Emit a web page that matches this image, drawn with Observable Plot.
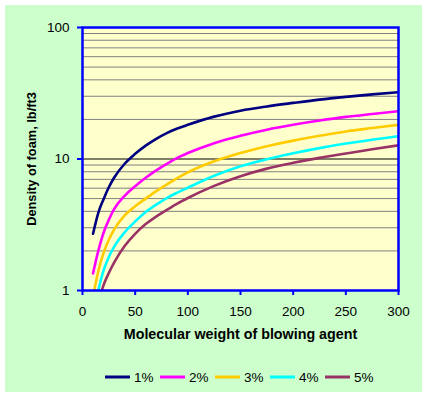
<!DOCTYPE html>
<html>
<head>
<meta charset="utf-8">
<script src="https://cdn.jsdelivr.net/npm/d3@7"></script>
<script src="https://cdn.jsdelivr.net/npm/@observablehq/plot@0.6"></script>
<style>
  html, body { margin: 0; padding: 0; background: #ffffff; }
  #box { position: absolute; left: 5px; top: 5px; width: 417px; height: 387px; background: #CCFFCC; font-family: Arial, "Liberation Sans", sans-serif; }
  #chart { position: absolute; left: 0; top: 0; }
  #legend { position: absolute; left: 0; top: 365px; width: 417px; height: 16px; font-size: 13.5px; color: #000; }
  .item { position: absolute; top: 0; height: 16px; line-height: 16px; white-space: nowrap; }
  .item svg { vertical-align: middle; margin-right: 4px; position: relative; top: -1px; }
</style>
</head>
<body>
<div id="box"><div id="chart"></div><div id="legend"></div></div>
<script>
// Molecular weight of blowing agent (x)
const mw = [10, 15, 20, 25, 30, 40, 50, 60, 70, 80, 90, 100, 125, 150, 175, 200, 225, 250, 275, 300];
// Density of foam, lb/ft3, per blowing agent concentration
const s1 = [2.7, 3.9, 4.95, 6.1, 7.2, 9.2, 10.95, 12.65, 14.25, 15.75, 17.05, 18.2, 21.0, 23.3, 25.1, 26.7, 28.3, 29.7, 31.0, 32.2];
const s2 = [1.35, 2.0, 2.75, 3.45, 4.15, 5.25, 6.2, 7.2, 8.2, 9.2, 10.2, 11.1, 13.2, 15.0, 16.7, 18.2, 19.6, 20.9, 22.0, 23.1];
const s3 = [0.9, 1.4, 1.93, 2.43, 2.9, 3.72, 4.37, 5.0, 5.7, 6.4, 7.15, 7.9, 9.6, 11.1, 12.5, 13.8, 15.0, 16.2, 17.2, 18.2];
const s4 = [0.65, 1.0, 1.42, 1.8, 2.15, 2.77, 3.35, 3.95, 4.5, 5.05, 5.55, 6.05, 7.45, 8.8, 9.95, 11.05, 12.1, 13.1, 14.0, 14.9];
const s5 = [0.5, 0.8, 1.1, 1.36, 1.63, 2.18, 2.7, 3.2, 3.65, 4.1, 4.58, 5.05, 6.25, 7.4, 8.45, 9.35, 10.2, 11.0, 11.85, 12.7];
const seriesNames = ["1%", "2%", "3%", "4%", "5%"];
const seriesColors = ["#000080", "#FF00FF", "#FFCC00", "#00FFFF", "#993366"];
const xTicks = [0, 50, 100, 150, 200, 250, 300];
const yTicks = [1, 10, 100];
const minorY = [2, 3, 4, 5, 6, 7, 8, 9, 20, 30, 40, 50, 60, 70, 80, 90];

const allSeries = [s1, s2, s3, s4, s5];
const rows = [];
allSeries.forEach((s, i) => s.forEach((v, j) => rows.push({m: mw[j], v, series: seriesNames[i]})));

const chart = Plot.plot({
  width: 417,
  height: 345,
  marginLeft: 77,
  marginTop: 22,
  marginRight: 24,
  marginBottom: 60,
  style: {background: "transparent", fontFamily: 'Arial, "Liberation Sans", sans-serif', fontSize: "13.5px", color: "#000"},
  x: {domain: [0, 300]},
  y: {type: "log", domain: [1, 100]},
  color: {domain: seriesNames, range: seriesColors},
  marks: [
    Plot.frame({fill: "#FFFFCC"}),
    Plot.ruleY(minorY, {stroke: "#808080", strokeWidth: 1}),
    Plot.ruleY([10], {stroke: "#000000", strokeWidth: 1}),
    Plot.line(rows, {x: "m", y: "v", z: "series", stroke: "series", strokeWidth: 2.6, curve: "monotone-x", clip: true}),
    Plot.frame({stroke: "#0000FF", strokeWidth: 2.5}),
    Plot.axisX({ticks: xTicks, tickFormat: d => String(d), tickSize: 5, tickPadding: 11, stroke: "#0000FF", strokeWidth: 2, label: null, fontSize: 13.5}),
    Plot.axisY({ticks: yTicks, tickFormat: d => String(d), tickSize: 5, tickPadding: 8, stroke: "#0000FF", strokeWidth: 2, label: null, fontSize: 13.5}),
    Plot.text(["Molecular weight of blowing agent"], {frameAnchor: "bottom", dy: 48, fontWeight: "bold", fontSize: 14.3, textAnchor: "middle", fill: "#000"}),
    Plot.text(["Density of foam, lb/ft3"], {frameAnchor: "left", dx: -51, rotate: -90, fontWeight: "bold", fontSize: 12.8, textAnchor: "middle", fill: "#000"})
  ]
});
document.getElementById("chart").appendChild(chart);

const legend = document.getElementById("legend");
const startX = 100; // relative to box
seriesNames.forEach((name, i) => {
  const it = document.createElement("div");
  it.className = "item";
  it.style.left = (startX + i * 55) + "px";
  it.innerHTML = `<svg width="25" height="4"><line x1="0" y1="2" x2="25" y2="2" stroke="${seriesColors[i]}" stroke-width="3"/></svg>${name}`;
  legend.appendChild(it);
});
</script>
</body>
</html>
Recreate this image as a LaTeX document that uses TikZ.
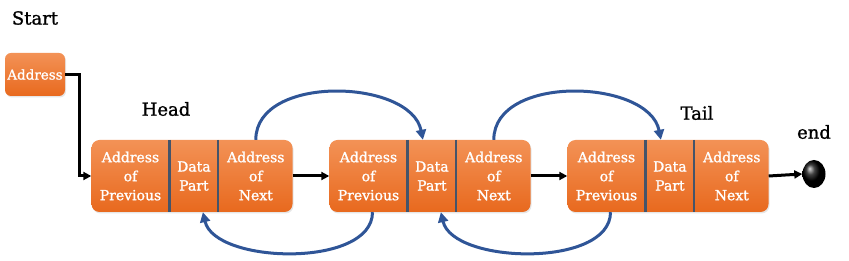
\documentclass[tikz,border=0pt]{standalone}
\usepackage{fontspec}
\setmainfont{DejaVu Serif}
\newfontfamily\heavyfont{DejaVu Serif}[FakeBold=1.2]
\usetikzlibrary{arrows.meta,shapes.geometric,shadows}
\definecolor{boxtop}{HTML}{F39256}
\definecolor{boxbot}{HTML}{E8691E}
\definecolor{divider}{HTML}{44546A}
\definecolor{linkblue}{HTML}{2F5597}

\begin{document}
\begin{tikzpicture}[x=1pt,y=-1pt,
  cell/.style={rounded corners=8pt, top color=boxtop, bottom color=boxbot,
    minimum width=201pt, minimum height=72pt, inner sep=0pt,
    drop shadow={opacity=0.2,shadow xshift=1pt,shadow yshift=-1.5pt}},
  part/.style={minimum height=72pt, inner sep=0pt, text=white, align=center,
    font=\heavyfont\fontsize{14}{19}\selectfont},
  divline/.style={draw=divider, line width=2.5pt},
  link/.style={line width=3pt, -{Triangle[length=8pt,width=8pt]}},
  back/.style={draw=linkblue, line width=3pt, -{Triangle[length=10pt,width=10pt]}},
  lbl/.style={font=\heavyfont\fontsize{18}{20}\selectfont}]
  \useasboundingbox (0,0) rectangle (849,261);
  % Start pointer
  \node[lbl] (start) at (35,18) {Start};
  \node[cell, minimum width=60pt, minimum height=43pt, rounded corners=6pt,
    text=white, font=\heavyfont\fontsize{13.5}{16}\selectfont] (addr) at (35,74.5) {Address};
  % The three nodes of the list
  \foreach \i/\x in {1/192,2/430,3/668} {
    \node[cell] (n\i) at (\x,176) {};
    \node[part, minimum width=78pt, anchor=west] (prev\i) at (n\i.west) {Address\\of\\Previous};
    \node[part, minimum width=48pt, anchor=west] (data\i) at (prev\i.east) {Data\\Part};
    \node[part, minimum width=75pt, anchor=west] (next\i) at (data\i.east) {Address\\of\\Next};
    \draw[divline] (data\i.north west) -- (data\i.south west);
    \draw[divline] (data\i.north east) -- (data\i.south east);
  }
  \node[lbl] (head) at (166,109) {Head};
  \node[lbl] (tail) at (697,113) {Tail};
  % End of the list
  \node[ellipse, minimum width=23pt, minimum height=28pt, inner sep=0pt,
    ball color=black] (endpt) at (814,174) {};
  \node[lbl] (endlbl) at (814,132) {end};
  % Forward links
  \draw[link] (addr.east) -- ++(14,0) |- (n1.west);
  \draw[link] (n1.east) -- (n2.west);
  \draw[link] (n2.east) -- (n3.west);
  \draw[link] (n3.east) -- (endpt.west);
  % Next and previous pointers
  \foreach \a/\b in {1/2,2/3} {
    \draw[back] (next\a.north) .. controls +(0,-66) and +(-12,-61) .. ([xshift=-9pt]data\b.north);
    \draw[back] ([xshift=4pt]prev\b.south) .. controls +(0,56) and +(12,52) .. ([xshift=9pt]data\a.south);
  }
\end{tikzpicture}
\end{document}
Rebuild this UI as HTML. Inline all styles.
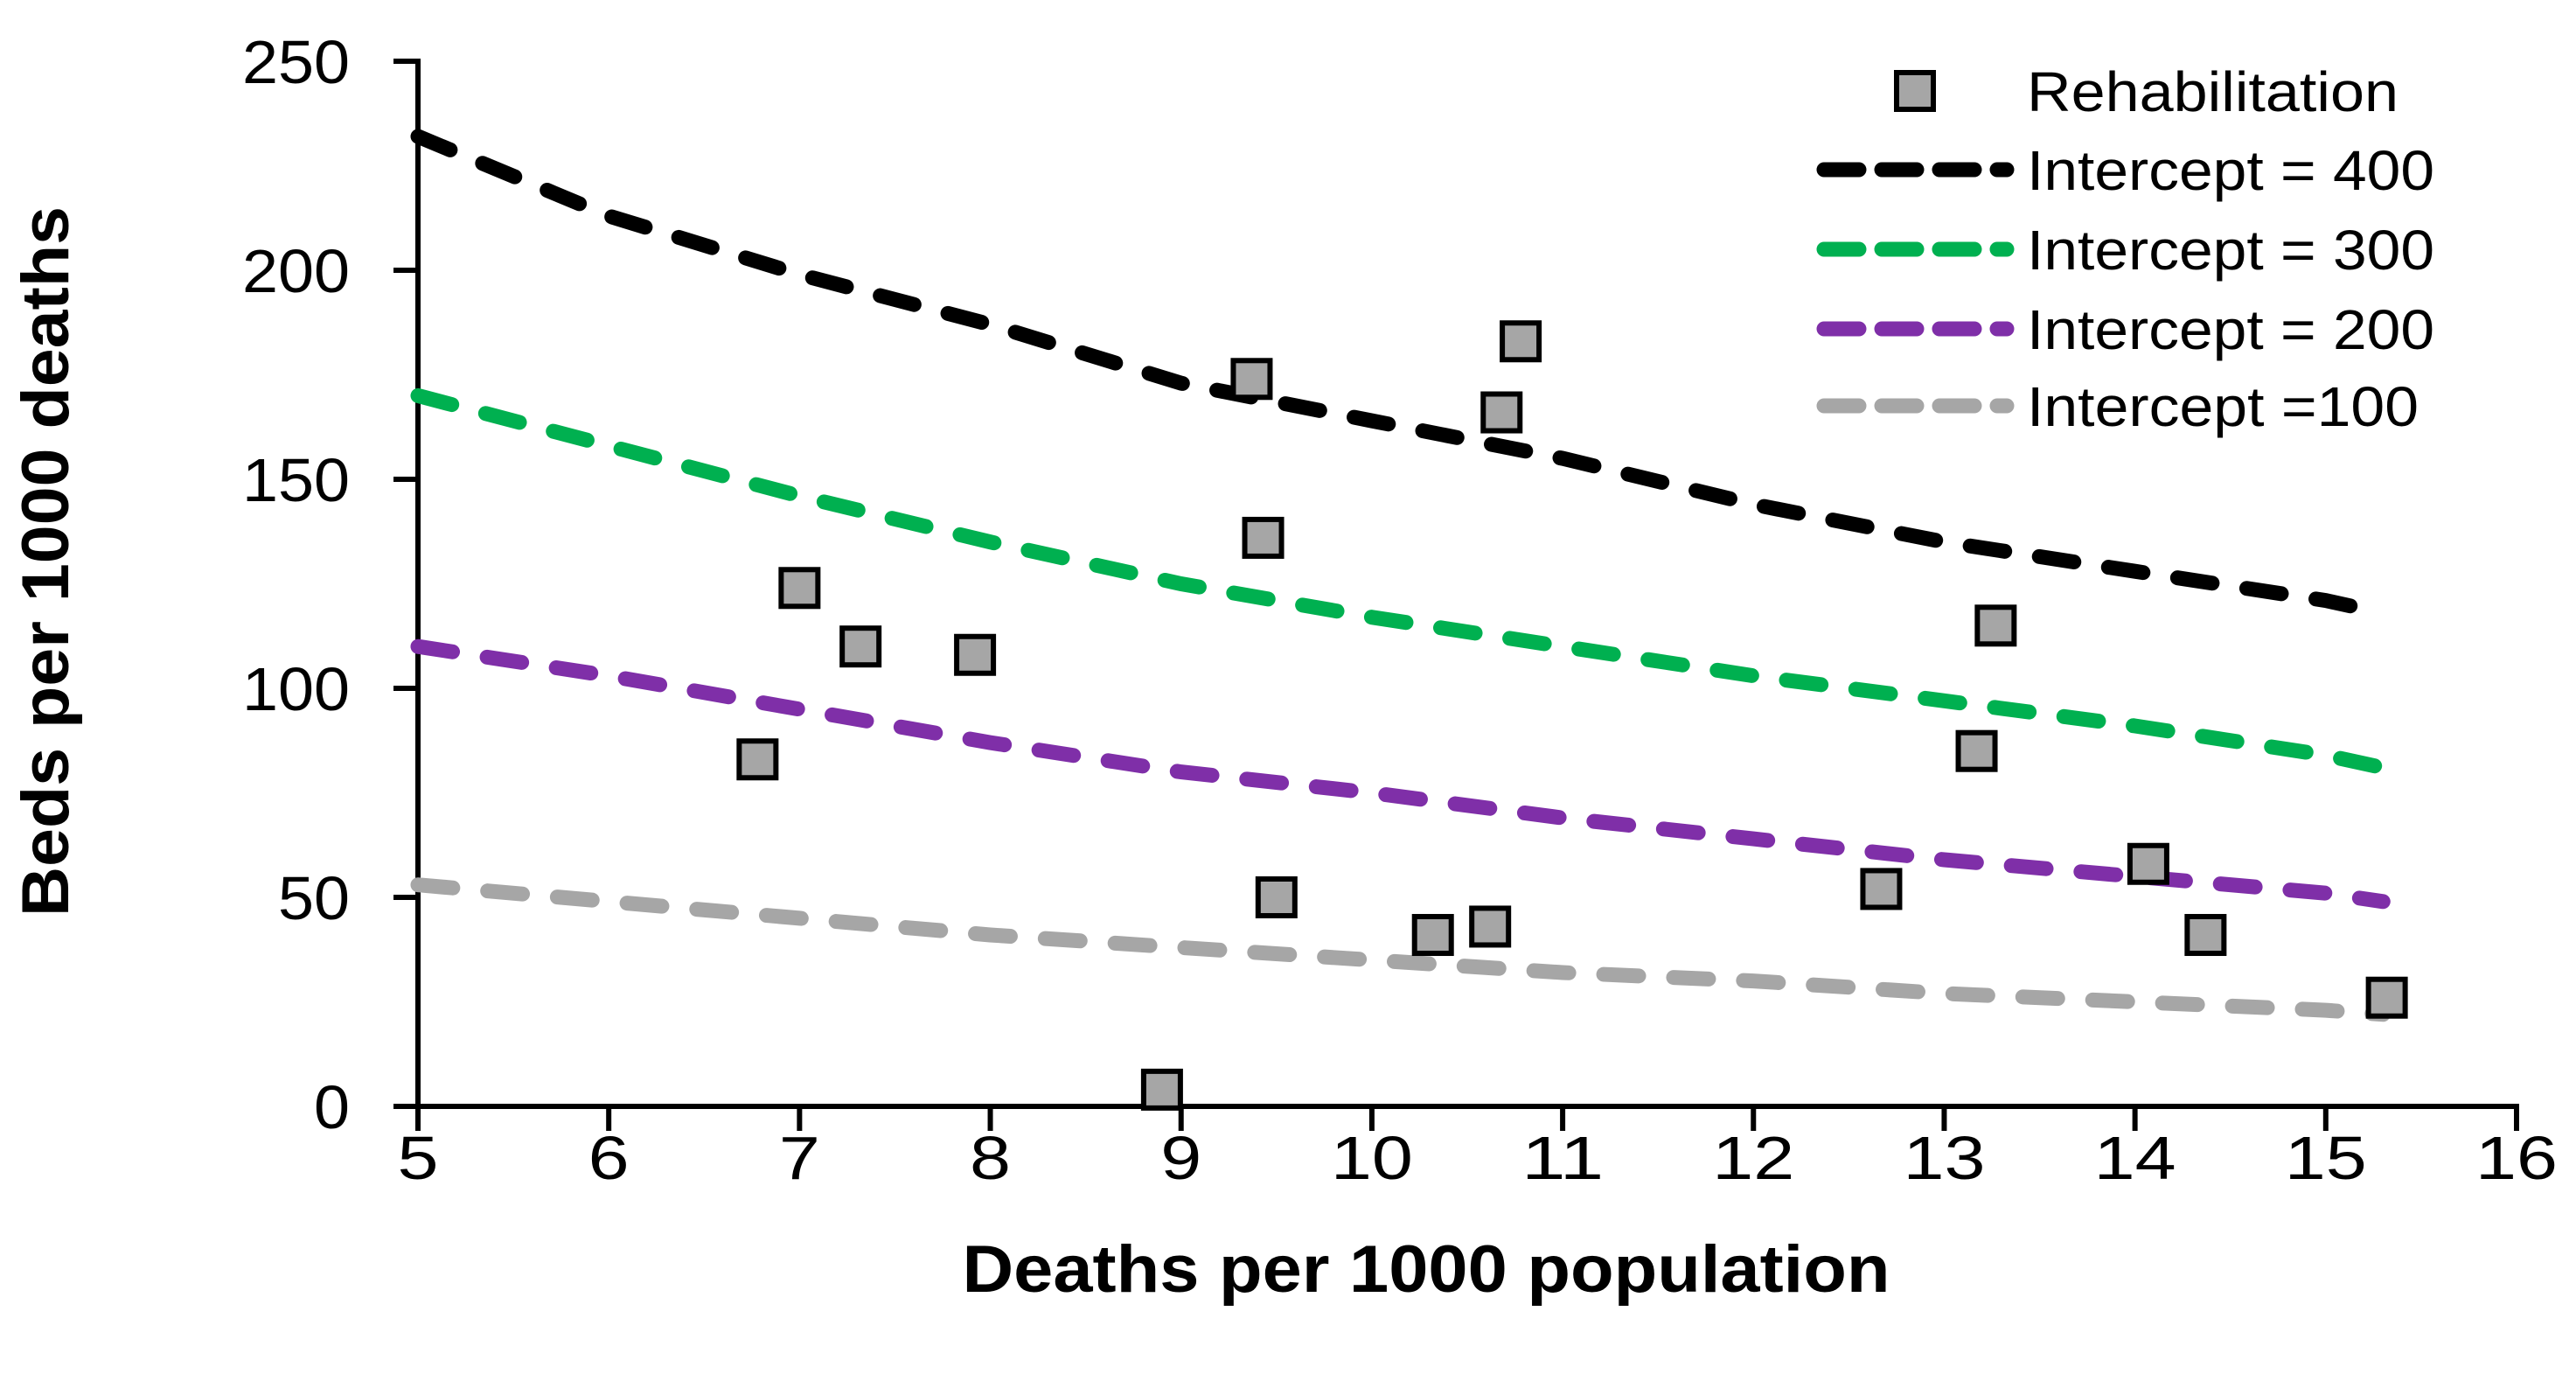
————————
**GOAL**
Extract every line containing the string "image" from the data above.

**RESPONSE FOR THIS EXERCISE**
Emit a web page that matches this image, drawn with Observable Plot.
Recreate this image as a LaTeX document that uses TikZ.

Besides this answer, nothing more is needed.